Add the spinach, and cook, breaking it up with a wooden spoon, until no longer pink, about 7 minutes.
Add salt, allspice, and cinnamon, and cook, stirring, until the spinach is soft, about 4 minutes more.
Transfer to a bowl, stir in nuts and sumac, pomegranate and let cool.
2. For the shell: Rinse bulgur, squeeze out excess water, and place in a large bowl. Add salt, allspice, cinnamon, pepper, and onion and set aside.
Grind potatoes in a meat grinder and add to bulgur mixture; knead mixture in bowl into a pliable paste, for about 5 minutes.

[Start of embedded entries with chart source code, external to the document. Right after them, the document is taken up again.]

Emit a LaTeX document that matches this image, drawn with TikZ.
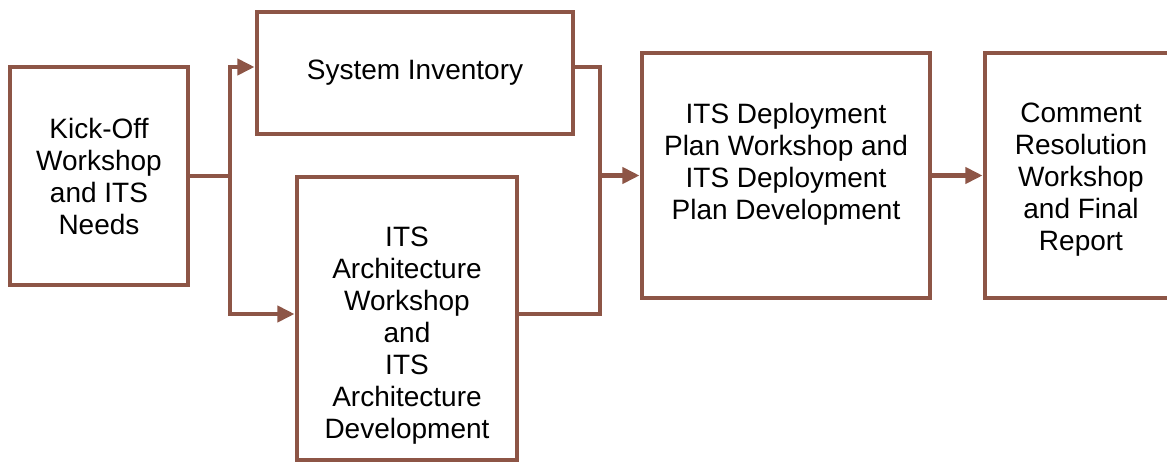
\documentclass[tikz,border=0pt]{standalone}
\usepackage{fontspec}
\setmainfont{Liberation Sans}
\usetikzlibrary{arrows.meta}
\definecolor{rust}{RGB}{141,85,70}
\begin{document}
\begin{tikzpicture}[x=0.75pt, y=-0.75pt,
  box/.style={draw=rust, line width=3.6pt, inner sep=0pt},
  txt/.style={align=center, font=\fontsize{21}{24}\selectfont},
  flow/.style={draw=rust, line width=3.6pt},
  arr/.style={flow, -{Triangle[length=13pt, width=12pt]}}]
\useasboundingbox (0,0) rectangle (1167,464);

\begin{scope}
\node[box, txt, minimum width=133.5pt, minimum height=163.5pt] (kick) at (99,176) {Kick-Off\\Workshop\\and ITS\\Needs};
\node[box, txt, minimum width=237pt, minimum height=91.5pt] (inv) at (415,73) {System Inventory};
\node[box, minimum width=165pt, minimum height=212.25pt] (arch) at (407,318.5) {};
\node[txt] (archtext) at (407,336) {ITS\\Architecture\\Workshop\\and\\ITS\\Architecture\\Development};
\node[box, minimum width=216pt, minimum height=183.75pt] (plan) at (786,175.5) {};
\node[txt] (plantext) at (786,164) {ITS Deployment\\Plan Workshop and\\ITS Deployment\\Plan Development};
\node[box, minimum width=144pt, minimum height=183.75pt] (report) at (1081,175.5) {};
\node[txt] (reporttext) at (1081,180) {Comment\\Resolution\\Workshop\\and Final\\Report};
\end{scope}

% split after kick-off
\coordinate (ltop) at (230,67);
\coordinate (lbot) at (230,314);
\draw[flow] (kick.east) -- (kick.east -| ltop);
\draw[arr] (kick.east -| ltop) -- (ltop) -- (ltop -| inv.west);
\draw[arr] (kick.east -| ltop) -- (lbot) -- (lbot -| arch.west);

% merge before deployment plan
\coordinate (rtop) at (600,67);
\coordinate (rbot) at (600,314);
\draw[flow] (rtop -| inv.east) -- (rtop) -- (rbot) -- (rbot -| arch.east);
\draw[arr] (plan.west -| rtop) -- (plan.west);
\draw[arr] (plan.east) -- (report.west);
\end{tikzpicture}
\end{document}
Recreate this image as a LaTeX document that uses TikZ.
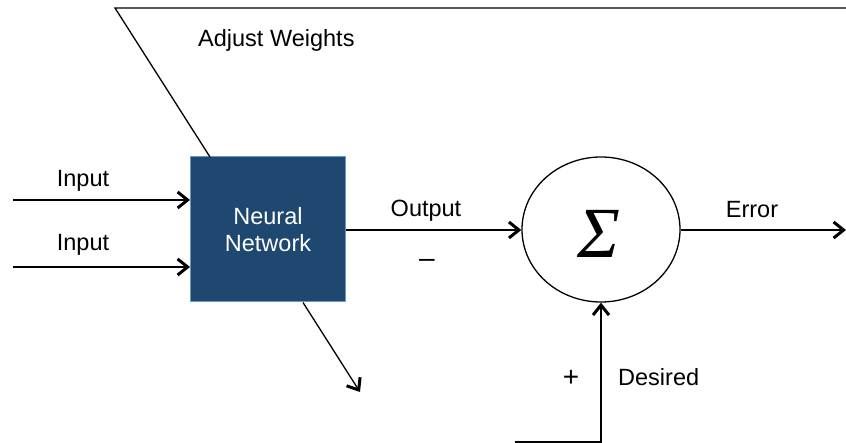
\documentclass[tikz,border=0pt]{standalone}
\usepackage{fontspec}
\setmainfont{Liberation Sans}
\newfontfamily\sumfont{Liberation Serif}
\usetikzlibrary{arrows.meta,shapes.geometric}
\definecolor{nnblue}{RGB}{30,72,112}
\definecolor{nnedge}{RGB}{110,150,200}
\tikzset{
  lbl/.style={font=\fontsize{23.5}{27}\selectfont, inner sep=0pt},
  sgn/.style={font=\fontsize{28}{28}\selectfont, inner sep=0pt},
  conn/.style={line width=1.3pt, -{Straight Barb[length=10pt,width=16pt,line width=3pt]}},
  plain/.style={line width=1.3pt},
}
\begin{document}
\begin{tikzpicture}[x=1pt, y=-1pt]
  \useasboundingbox (0,0) rectangle (846,443);
  % blocks
  \node[draw=nnedge, line width=1pt, fill=nnblue, text=white, align=center,
        minimum width=155, minimum height=145, lbl] (nn) at (268,229.5) {Neural\\Network};
  \node[draw, ellipse, line width=1.3pt, minimum width=158, minimum height=145] (sum) at (601,229.5) {};
  \node[font=\sumfont\itshape\fontsize{72}{72}\selectfont, inner sep=0pt] (sig) at (599,234) {Σ};
  % free ends
  \coordinate (in1) at (13,200);
  \coordinate (in2) at (13,267);
  \coordinate (err) at (846,230);
  \coordinate (des) at (515,442);
  \coordinate (fb) at (115,8);
  \coordinate (fbr) at (846,8);
  \coordinate (upd) at (360,392);
  % connectors
  \draw[conn] (in1) -- (in1 -| nn.west);
  \draw[conn] (in2) -- (in2 -| nn.west);
  \draw[conn] (nn.east |- 0,230) -- (sum.west |- 0,230);
  \draw[conn] (sum.east |- 0,230) -- (err);
  \draw[conn] (des) -- (des -| sum.south) -- (sum.south);
  \draw[plain] (fbr) -- (fb) -- (210,157);
  \draw[conn] (303,302.5) -- (upd);
  % labels
  \node[lbl, anchor=base] (lin1) at (83,187) {Input};
  \node[lbl, anchor=base] (lin2) at (83,251) {Input};
  \node[lbl, anchor=base] (lout) at (426,217) {Output};
  \node[sgn, anchor=center] (lminus) at (427,263) {\textendash};
  \node[lbl, anchor=base] (lerr) at (752,218) {Error};
  \node[sgn, anchor=center] (lplus) at (571,378) {+};
  \node[lbl, anchor=base west] (ldes) at (618,386) {Desired};
  \node[lbl, anchor=base west] (ladj) at (198,47) {Adjust Weights};
\end{tikzpicture}
\end{document}
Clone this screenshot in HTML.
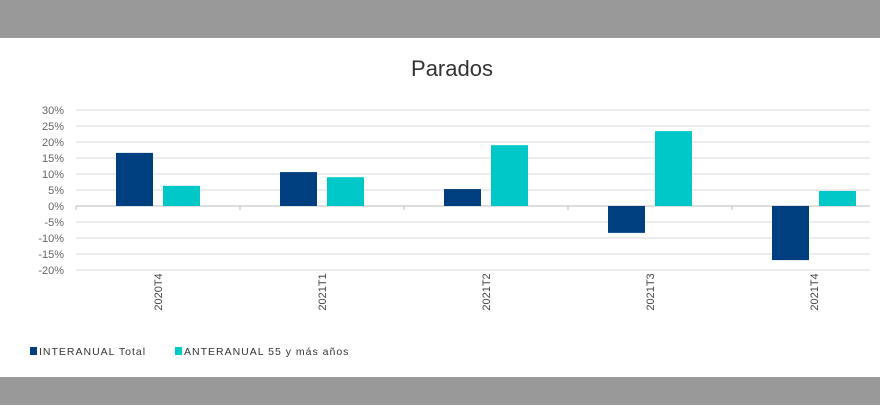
<!DOCTYPE html>
<html><head><meta charset="utf-8"><style>
body{margin:0;width:880px;height:405px;overflow:hidden;background:#fff;font-family:"Liberation Sans",sans-serif}
</style></head><body>
<svg width="880" height="405">
<rect x="0" y="0" width="880" height="38" fill="#999"/>
<rect x="0" y="377" width="880" height="28" fill="#999"/>
<text x="452" y="76" text-anchor="middle" font-size="22" fill="#333">Parados</text>
<g id="grid"></g><g id="bars"></g><g id="labels"></g>
<g>
<rect x="30" y="347" width="7" height="8" fill="#003f7f"/>
<text x="39" y="355" font-size="10.5" letter-spacing="1" fill="#333">INTERANUAL Total</text>
<rect x="175" y="347" width="7" height="8" fill="#00c8c8"/>
<text x="184" y="355" font-size="10.5" letter-spacing="1" fill="#333">ANTERANUAL 55 y más años</text>
</g>
</svg>
<script>
const categories=["2020T4","2021T1","2021T2","2021T3","2021T4"];
const totalValues=[16.6,10.6,5.3,-8.4,-16.9];
const age55Values=[6.3,9.0,19.0,23.4,4.7];
const tickValues=[30,25,20,15,10,5,0,-5,-10,-15,-20];
const ns="http://www.w3.org/2000/svg";
const x0=76,cw=164,y0=206,k=3.2;
const Y=v=>y0-v*k;
function mk(t,a,p){const e=document.createElementNS(ns,t);for(const n in a)e.setAttribute(n,a[n]);p.appendChild(e);return e;}
const g=document.getElementById('grid'),b=document.getElementById('bars'),l=document.getElementById('labels');
tickValues.forEach(v=>{
 const ln=mk('line',{x1:x0,x2:870,y1:Y(v),y2:Y(v),stroke:v===0?'#bbb':'#d9d9d9','stroke-width':1},g);
 
 
 const t=mk('text',{x:64,y:Y(v)+4,'text-anchor':'end','font-size':11,fill:'#666'},g);
 t.textContent=v+'%';
 
 
});
for(let i=0;i<=5;i++){const tk=mk('line',{x1:x0+i*cw,x2:x0+i*cw,y1:y0,y2:y0+4,stroke:'#bbb'},g);
 
 }
categories.forEach((c,i)=>{
 const cx=x0+i*cw;
 const v1=totalValues[i],v2=age55Values[i];
 const r1=mk('rect',{x:cx+40,width:37,y:Math.min(Y(v1),y0),height:Math.abs(v1*k),fill:'#003f7f'},b);
 
 
 const r2=mk('rect',{x:cx+87,width:37,y:Math.min(Y(v2),y0),height:Math.abs(v2*k),fill:'#00c8c8'},b);
 
 
 const t=mk('text',{transform:`translate(${cx+86},292) rotate(-90)`,'text-anchor':'middle','font-size':11,fill:'#444'},l);
 t.textContent=c;
 
 
});
</script>
</body></html>
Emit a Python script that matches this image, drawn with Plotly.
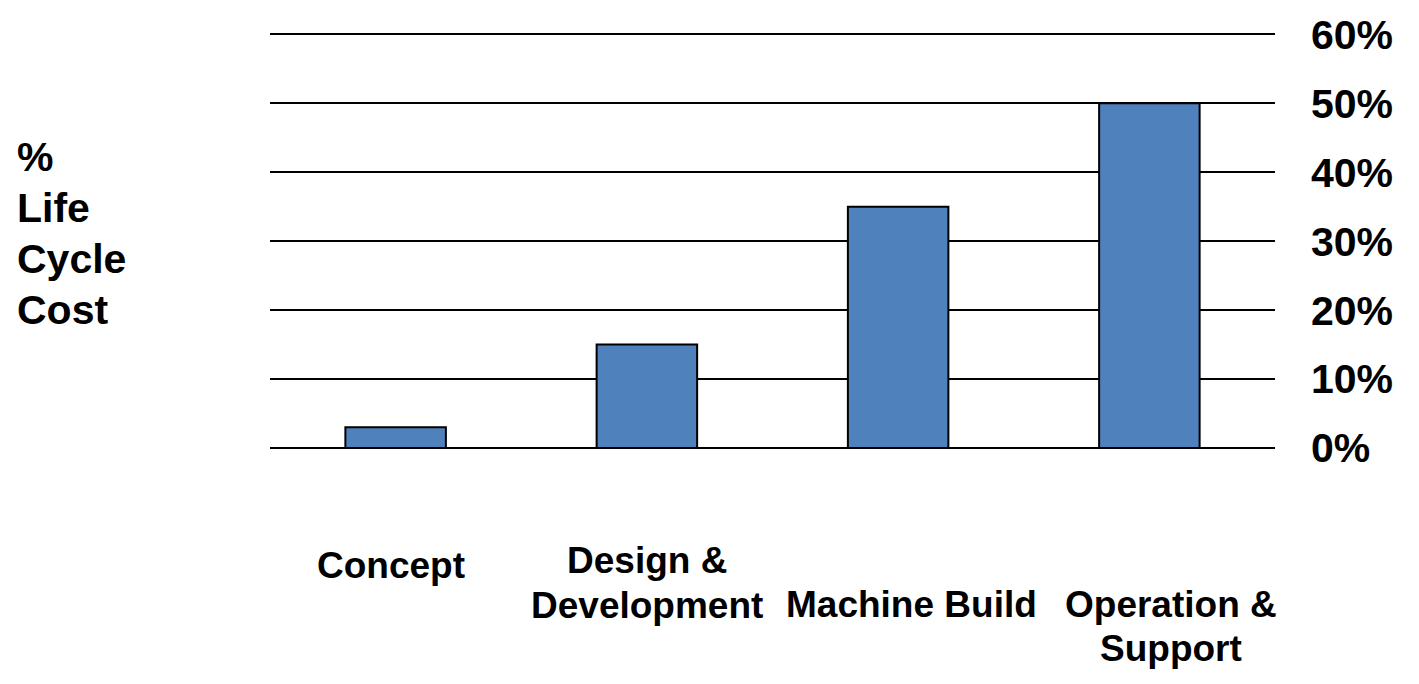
import plotly.graph_objects as go

categories = ["Concept", "Design &<br>Development", "Machine Build", "Operation &<br>Support"]
values = [3, 15, 35, 50]
tick_vals = [0, 10, 20, 30, 40, 50, 60]
tick_text = ["0%", "10%", "20%", "30%", "40%", "50%", "60%"]
y_title_lines = ["%", "Life", "Cycle", "Cost"]

FONT = "Arial, 'Liberation Sans', sans-serif"

fig = go.Figure()
fig.add_trace(go.Bar(
    x=categories, y=values, width=0.4,
    marker=dict(color="#4F81BD", line=dict(color="#000000", width=2)),
))

# category labels (staggered, like the original)
label_center_y = [[565], [560, 605], [604], [604, 648]]
label_xshift = [-5, 0, 13, 22]
annotations = []
for cat, ys, xs in zip(categories, label_center_y, label_xshift):
    for line, py in zip(cat.split("<br>"), ys):
        annotations.append(dict(
            x=cat, xref="x", y=0, yref="paper", yshift=-(py - 448),
            xshift=xs, text=line, showarrow=False,
            xanchor="center", yanchor="middle",
            font=dict(family=FONT, size=37, color="#000", weight="bold"),
        ))

for i, line in enumerate(y_title_lines):
    annotations.append(dict(
        x=0, xref="paper", xshift=15 - 270, xanchor="left",
        y=0, yref="paper", yshift=-(157 + 51 * i - 448), yanchor="middle",
        text=line, showarrow=False,
        font=dict(family=FONT, size=41, color="#000", weight="bold"),
    ))

fig.update_layout(
    width=1419, height=684,
    margin=dict(l=270, r=144, t=27, b=236),
    paper_bgcolor="white", plot_bgcolor="white",
    showlegend=False,
    bargap=0.6,
    annotations=annotations,
    xaxis=dict(showticklabels=False, ticks="", showgrid=False, zeroline=False,
               showline=False, range=[-0.5, 3.5]),
    yaxis=dict(range=[0, 60.5], side="right", tickvals=tick_vals, ticktext=tick_text,
               showgrid=True, gridcolor="#000000", gridwidth=1.5,
               zeroline=True, zerolinecolor="#000000", zerolinewidth=1.5,
               showline=False, ticks="", ticklabelstandoff=35,
               tickfont=dict(family=FONT, size=41, color="#000", weight="bold")),
    font=dict(family=FONT, color="#000"),
)

fig.write_html("out.html")
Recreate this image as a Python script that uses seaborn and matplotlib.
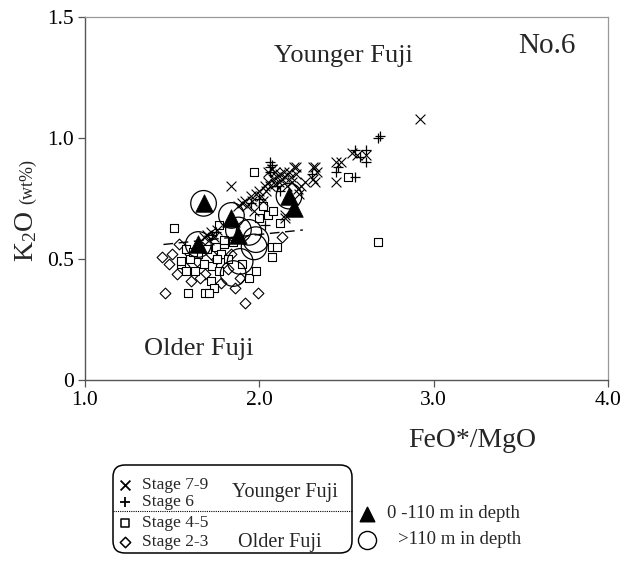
import numpy as np
import pandas as pd
import matplotlib
matplotlib.use("Agg")
import matplotlib.pyplot as plt
from matplotlib.patches import FancyBboxPatch
import seaborn as sns

# ---- data: FeO*/MgO vs K2O (wt%) ----
stage79_x = [2.92, 2.53, 2.56, 2.61, 2.44, 2.47, 2.44, 2.32, 2.33, 2.32, 2.21, 2.22, 2.23,
             2.31, 2.31, 2.20, 1.84, 2.15, 2.15,
             1.88, 1.90, 1.92, 1.93, 1.95, 1.96, 1.98, 2.00, 2.01, 2.03, 2.04, 2.05, 2.06,
             2.08, 2.09, 2.10, 2.11, 2.12, 2.13, 2.14, 2.15, 2.17, 2.18, 2.19, 2.21, 2.05,
             2.07, 2.09, 2.16, 2.02, 1.97, 2.24, 2.26,
             1.70, 1.72, 1.74, 1.71, 1.76, 1.68]
stage79_y = [1.08, 0.94, 0.93, 0.93, 0.90, 0.90, 0.82, 0.88, 0.86, 0.82, 0.88, 0.79, 0.77,
             0.88, 0.83, 0.88, 0.80, 0.68, 0.67,
             0.72, 0.73, 0.74, 0.72, 0.76, 0.74, 0.77, 0.78, 0.76, 0.80, 0.78, 0.82, 0.80,
             0.83, 0.81, 0.84, 0.82, 0.85, 0.83, 0.86, 0.84, 0.86, 0.84, 0.82, 0.85, 0.86,
             0.87, 0.86, 0.80, 0.74, 0.70, 0.80, 0.82,
             0.60, 0.61, 0.59, 0.58, 0.62, 0.59]

stage6_x = [2.68, 2.69, 2.55, 2.61, 2.61, 2.44, 2.55, 2.06, 2.06, 2.06, 2.07, 2.03, 2.10,
            1.95, 2.00, 1.73, 2.12, 2.30, 1.75, 2.45, 2.58]
stage6_y = [1.00, 1.01, 0.95, 0.95, 0.90, 0.86, 0.84, 0.86, 0.88, 0.90, 0.89, 0.64, 0.80,
            0.73, 0.75, 0.60, 0.78, 0.85, 0.61, 0.88, 0.92]

stage45_x = [2.68, 2.51, 1.97, 2.00, 2.05, 1.77, 2.07, 2.10, 2.07, 1.51, 1.59, 1.69, 1.94,
             1.55, 1.58, 1.63, 1.55, 1.60, 1.58, 1.72, 1.74, 1.71, 1.98, 1.65, 1.70, 1.75,
             1.78, 1.80, 1.73, 1.77, 1.82, 1.68, 2.12, 1.80, 1.85, 1.62, 2.02, 2.08, 1.90,
             1.76]
stage45_y = [0.57, 0.84, 0.86, 0.67, 0.68, 0.64, 0.55, 0.55, 0.51, 0.63, 0.36, 0.36, 0.42,
             0.48, 0.45, 0.45, 0.49, 0.50, 0.54, 0.41, 0.38, 0.36, 0.45, 0.52, 0.54, 0.55,
             0.52, 0.56, 0.47, 0.45, 0.50, 0.48, 0.65, 0.58, 0.57, 0.53, 0.72, 0.70, 0.48,
             0.50]

stage23_x = [1.44, 1.48, 1.53, 1.46, 1.92, 1.99, 1.89, 1.54, 1.61, 1.69, 1.78, 2.13, 1.57,
             1.64, 1.66, 1.75, 1.60, 1.82, 1.86, 1.72, 1.50, 1.84, 1.67]
stage23_y = [0.51, 0.48, 0.44, 0.36, 0.32, 0.36, 0.42, 0.56, 0.41, 0.44, 0.40, 0.59, 0.47,
             0.49, 0.42, 0.50, 0.52, 0.46, 0.38, 0.52, 0.52, 0.52, 0.55]

# drill-core samples by depth
shallow_x = [1.68, 1.84, 1.88, 1.65, 2.17, 2.20]
shallow_y = [0.73, 0.67, 0.60, 0.56, 0.76, 0.71]
deep_x = [1.68, 1.84, 1.65, 2.17, 1.88, 1.94, 1.98, 1.97, 1.89, 1.85]
deep_y = [0.73, 0.68, 0.56, 0.76, 0.62, 0.61, 0.58, 0.55, 0.49, 0.44]

# boundary between Younger and Older Fuji
divide_x = [1.45, 2.25]
divide_y = [0.56, 0.62]

x_ticks = [1.0, 2.0, 3.0, 4.0]
x_ticklabels = ["1.0", "2.0", "3.0", "4.0"]
y_ticks = [0.0, 0.5, 1.0, 1.5]
y_ticklabels = ["0", "0.5", "1.0", "1.5"]

sns.set_theme(style="white")
serif = ["Liberation Serif", "DejaVu Serif"]
plt.rcParams["font.family"] = serif
plt.rcParams["mathtext.fontset"] = "custom"
plt.rcParams["mathtext.rm"] = "Liberation Serif"
plt.rcParams["mathtext.it"] = "Liberation Serif:italic"

W, H = 625, 561
fig = plt.figure(figsize=(W / 100, H / 100), dpi=100)
ax = fig.add_axes([85 / W, 1 - 380 / H, 523 / W, 363 / H])

def frame(x, y):
    return pd.DataFrame({"x": x, "y": y})

sns.scatterplot(data=frame(stage23_x, stage23_y), x="x", y="y", ax=ax, marker="D",
                s=30, facecolor="white", edgecolor="black", linewidth=0.8, zorder=2)
sns.scatterplot(data=frame(stage45_x, stage45_y), x="x", y="y", ax=ax, marker="s",
                s=36, facecolor="white", edgecolor="black", linewidth=0.8, zorder=3)
sns.scatterplot(data=frame(stage6_x, stage6_y), x="x", y="y", ax=ax, marker="+",
                s=60, color="black", linewidth=0.9, zorder=4)
sns.scatterplot(data=frame(stage79_x, stage79_y), x="x", y="y", ax=ax, marker="x",
                s=50, color="black", linewidth=0.8, zorder=4)
sns.scatterplot(data=frame(deep_x, deep_y), x="x", y="y", ax=ax, marker="o",
                s=340, facecolor="none", edgecolor="black", linewidth=0.9, zorder=5)
sns.scatterplot(data=frame(shallow_x, shallow_y), x="x", y="y", ax=ax, marker="^",
                s=160, color="black", edgecolor="black", linewidth=0.5, zorder=6)
sns.lineplot(x=divide_x, y=divide_y, ax=ax, color="black", linewidth=1.0,
             dashes=False, zorder=7)
ax.lines[-1].set_dashes([7, 4])

ax.set_xlim(1.0, 4.0)
ax.set_ylim(0.0, 1.5)
ax.set_xticks(x_ticks)
ax.set_xticklabels(x_ticklabels)
ax.set_yticks(y_ticks)
ax.set_yticklabels(y_ticklabels)
ax.set_xlabel("")
ax.set_ylabel("")
ax.tick_params(axis="both", direction="out", length=5, width=0.9, color="#555555",
               labelsize=15.5, labelcolor="black", bottom=True, left=True, pad=3)
for side in ["left", "bottom"]:
    ax.spines[side].set_color("#555555")
    ax.spines[side].set_linewidth(1.0)
for side in ["top", "right"]:
    ax.spines[side].set_color("#999999")
    ax.spines[side].set_linewidth(0.9)

ax.text(2.48, 1.34, "Younger Fuji", fontsize=19, ha="center", va="center")
ax.text(3.65, 1.38, "No.6", fontsize=21, ha="center", va="center")
ax.text(1.65, 0.13, "Older Fuji", fontsize=19, ha="center", va="center")

# overlay in pixel coordinates for axis titles and key
ov = fig.add_axes([0, 0, 1, 1])
ov.set_xlim(0, W)
ov.set_ylim(H, 0)
ov.axis("off")

ov.text(472, 440, "FeO*/MgO", fontsize=20, ha="center", va="center")
ov.text(26, 262, r"K$_\mathregular{2}$O", fontsize=20, rotation=90, ha="center", va="bottom")
ov.text(28, 204, "(wt%)", fontsize=13, rotation=90, ha="center", va="bottom")

box = FancyBboxPatch((113, 465), 239, 88, boxstyle="round,pad=0,rounding_size=12",
                     facecolor="white", edgecolor="black", linewidth=1.1)
ov.add_patch(box)
ov.plot([113, 352], [511, 511], color="black", linewidth=0.8, linestyle=(0, (1, 1)))

key_rows = [("x", 485, "Stage 7-9"), ("+", 502, "Stage 6"),
            ("s", 523, "Stage 4-5"), ("D", 542, "Stage 2-3")]
for m, yy, label in key_rows:
    if m in ("x", "+"):
        ov.scatter([125], [yy], marker=m, s=50, color="black", linewidth=1.3)
    else:
        ov.scatter([125], [yy], marker=m, s=32 if m == "s" else 28, facecolor="white",
                   edgecolor="black", linewidth=1.1)
    ov.text(142, yy, label, fontsize=12.5, ha="left", va="center")
ov.text(285, 492, "Younger Fuji", fontsize=14.5, ha="center", va="center")
ov.text(280, 542, "Older Fuji", fontsize=14.5, ha="center", va="center")

ov.scatter([367], [514], marker="^", s=110, color="black")
ov.text(387, 514, "0 -110 m in depth", fontsize=13.5, ha="left", va="center")
ov.scatter([367], [540], marker="o", s=170, facecolor="white", edgecolor="black",
           linewidth=1.0)
ov.text(398, 540, ">110 m in depth", fontsize=13.5, ha="left", va="center")

fig.savefig("out.png", dpi=100, facecolor="white")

Cover bowl with a clean dish towel.
3. Shape about ¼ cup of the bulgur-meat paste into a ball, moistening your hands with water as you work.
Hold ball in one hand and insert index finger of other hand into centre to form a hole. Shape ball into a thin-walled (about 0,5cm-thick) oval with an opening at one end by molding ball around finger, gradually tapering closed end. Mend any cracks in shell with a moistened finger.
Fill hole with 1½ tablespoons of the filling. Moisten edges of opening, then gather edges together to seal.
Gently form kibbeh into the shape of an egg, and keep moist under a clean dish towl. Repeat shaping with remaining.